#### [Problem details]
Return only what lies between the first line of the entries and the line containing "(rawout) at (205,158);", both lines included.

Records from a collection
_ _ _ _ _ _ _

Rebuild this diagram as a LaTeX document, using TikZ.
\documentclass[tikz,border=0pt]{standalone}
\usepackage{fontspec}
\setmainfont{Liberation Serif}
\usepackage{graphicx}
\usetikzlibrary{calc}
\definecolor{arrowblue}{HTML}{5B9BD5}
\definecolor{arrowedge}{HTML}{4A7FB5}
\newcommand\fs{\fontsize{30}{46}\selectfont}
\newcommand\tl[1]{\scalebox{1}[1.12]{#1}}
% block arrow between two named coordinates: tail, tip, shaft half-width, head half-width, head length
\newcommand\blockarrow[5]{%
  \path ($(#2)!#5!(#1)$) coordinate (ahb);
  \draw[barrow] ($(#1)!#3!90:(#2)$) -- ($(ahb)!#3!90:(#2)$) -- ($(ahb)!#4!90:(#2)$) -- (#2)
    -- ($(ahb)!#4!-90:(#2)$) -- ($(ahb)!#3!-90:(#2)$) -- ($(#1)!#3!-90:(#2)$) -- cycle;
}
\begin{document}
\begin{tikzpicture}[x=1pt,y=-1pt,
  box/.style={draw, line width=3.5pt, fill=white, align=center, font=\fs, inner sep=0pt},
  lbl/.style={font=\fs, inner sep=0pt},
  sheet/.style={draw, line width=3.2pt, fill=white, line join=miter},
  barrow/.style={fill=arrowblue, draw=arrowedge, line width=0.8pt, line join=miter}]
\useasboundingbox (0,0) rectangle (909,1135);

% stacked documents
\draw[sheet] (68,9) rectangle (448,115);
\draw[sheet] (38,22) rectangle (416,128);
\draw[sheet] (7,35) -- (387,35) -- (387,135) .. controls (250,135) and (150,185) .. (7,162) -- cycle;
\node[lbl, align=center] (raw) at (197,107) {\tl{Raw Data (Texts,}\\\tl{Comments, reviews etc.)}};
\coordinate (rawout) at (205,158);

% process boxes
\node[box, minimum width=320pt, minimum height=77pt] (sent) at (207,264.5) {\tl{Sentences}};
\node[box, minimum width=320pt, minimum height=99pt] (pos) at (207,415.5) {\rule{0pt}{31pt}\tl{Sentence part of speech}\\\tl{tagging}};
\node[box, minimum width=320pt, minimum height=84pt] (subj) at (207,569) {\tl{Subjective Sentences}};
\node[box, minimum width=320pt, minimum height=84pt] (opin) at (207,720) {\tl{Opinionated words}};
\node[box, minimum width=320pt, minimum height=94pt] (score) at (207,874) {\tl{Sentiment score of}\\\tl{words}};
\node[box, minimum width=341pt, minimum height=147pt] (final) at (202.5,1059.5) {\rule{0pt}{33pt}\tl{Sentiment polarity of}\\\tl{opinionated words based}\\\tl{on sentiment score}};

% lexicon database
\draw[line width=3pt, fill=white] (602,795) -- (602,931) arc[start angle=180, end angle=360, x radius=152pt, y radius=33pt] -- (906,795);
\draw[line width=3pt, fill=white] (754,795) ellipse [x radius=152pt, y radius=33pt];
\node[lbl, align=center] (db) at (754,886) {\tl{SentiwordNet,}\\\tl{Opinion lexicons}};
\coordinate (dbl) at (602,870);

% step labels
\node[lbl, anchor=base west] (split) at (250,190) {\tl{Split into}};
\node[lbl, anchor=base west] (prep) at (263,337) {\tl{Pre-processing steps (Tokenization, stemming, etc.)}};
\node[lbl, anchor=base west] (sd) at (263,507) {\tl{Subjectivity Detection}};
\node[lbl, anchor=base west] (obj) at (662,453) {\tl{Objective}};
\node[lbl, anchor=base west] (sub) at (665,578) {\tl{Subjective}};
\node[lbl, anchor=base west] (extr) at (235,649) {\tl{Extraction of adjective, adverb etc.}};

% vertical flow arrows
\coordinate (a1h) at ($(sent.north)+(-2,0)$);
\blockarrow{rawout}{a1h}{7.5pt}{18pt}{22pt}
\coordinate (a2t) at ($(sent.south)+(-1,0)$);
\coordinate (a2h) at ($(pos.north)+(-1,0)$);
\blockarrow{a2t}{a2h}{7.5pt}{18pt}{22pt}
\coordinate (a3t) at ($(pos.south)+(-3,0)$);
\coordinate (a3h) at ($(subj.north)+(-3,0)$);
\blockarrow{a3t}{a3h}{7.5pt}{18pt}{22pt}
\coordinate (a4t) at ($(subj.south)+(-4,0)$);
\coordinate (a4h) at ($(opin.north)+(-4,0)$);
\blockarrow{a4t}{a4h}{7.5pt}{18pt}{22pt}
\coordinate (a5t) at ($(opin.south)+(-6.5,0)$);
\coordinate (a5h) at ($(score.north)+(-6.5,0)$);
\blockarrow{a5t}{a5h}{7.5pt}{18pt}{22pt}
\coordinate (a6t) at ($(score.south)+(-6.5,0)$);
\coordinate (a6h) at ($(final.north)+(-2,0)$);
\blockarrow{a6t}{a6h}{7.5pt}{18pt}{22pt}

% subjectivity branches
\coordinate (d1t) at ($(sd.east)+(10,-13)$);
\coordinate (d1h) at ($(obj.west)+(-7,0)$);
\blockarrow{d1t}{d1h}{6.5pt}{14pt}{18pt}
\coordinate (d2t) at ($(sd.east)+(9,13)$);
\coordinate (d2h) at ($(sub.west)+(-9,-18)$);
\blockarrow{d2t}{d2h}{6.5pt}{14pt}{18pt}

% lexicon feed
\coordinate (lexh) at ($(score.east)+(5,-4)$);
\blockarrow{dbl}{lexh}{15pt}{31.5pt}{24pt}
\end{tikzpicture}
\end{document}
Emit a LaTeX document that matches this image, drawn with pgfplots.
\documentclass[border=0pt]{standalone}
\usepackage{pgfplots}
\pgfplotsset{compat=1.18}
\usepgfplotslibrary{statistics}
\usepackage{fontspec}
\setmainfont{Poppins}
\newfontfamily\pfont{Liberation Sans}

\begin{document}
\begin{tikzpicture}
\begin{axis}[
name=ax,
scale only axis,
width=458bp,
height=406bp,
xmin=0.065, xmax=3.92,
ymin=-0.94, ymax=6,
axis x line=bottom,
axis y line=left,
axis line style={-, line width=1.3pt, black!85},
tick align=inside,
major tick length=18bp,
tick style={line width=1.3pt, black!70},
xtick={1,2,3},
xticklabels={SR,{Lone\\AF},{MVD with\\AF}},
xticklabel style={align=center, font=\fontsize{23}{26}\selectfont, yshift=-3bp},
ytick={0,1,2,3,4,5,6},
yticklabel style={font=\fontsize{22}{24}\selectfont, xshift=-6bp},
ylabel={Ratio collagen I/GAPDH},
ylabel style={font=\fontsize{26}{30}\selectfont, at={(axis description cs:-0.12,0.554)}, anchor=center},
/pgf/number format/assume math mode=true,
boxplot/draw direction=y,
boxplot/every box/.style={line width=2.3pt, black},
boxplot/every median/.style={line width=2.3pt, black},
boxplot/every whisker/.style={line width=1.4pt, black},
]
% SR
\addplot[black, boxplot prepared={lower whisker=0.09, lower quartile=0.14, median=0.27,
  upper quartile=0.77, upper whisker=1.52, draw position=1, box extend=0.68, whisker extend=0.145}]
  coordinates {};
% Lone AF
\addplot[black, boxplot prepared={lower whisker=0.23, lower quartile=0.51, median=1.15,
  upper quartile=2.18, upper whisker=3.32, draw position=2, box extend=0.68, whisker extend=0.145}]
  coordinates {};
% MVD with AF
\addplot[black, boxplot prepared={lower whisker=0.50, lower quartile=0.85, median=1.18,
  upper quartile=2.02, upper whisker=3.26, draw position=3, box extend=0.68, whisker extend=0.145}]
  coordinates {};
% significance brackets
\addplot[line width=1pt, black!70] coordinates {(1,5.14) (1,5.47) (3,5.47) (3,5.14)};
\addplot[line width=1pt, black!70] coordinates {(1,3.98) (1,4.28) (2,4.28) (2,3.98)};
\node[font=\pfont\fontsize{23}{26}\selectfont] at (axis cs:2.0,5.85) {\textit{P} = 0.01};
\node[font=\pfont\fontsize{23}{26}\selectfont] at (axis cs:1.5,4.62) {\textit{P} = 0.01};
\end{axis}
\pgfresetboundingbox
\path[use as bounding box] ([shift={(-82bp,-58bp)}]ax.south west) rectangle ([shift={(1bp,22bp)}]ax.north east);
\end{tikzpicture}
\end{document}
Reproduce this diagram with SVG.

_ _ _ _ _ _ _

#### [Written solution]
Rebuild this diagram as a LaTeX document, using TikZ.
\documentclass[tikz,border=0pt]{standalone}
\usepackage{fontspec}
\setmainfont{Liberation Serif}
\usepackage{graphicx}
\usetikzlibrary{calc}
\definecolor{arrowblue}{HTML}{5B9BD5}
\definecolor{arrowedge}{HTML}{4A7FB5}
\newcommand\fs{\fontsize{30}{46}\selectfont}
\newcommand\tl[1]{\scalebox{1}[1.12]{#1}}
% block arrow between two named coordinates: tail, tip, shaft half-width, head half-width, head length
\newcommand\blockarrow[5]{%
  \path ($(#2)!#5!(#1)$) coordinate (ahb);
  \draw[barrow] ($(#1)!#3!90:(#2)$) -- ($(ahb)!#3!90:(#2)$) -- ($(ahb)!#4!90:(#2)$) -- (#2)
    -- ($(ahb)!#4!-90:(#2)$) -- ($(ahb)!#3!-90:(#2)$) -- ($(#1)!#3!-90:(#2)$) -- cycle;
}
\begin{document}
\begin{tikzpicture}[x=1pt,y=-1pt,
  box/.style={draw, line width=3.5pt, fill=white, align=center, font=\fs, inner sep=0pt},
  lbl/.style={font=\fs, inner sep=0pt},
  sheet/.style={draw, line width=3.2pt, fill=white, line join=miter},
  barrow/.style={fill=arrowblue, draw=arrowedge, line width=0.8pt, line join=miter}]
\useasboundingbox (0,0) rectangle (909,1135);

% stacked documents
\draw[sheet] (68,9) rectangle (448,115);
\draw[sheet] (38,22) rectangle (416,128);
\draw[sheet] (7,35) -- (387,35) -- (387,135) .. controls (250,135) and (150,185) .. (7,162) -- cycle;
\node[lbl, align=center] (raw) at (197,107) {\tl{Raw Data (Texts,}\\\tl{Comments, reviews etc.)}};
\coordinate (rawout) at (205,158);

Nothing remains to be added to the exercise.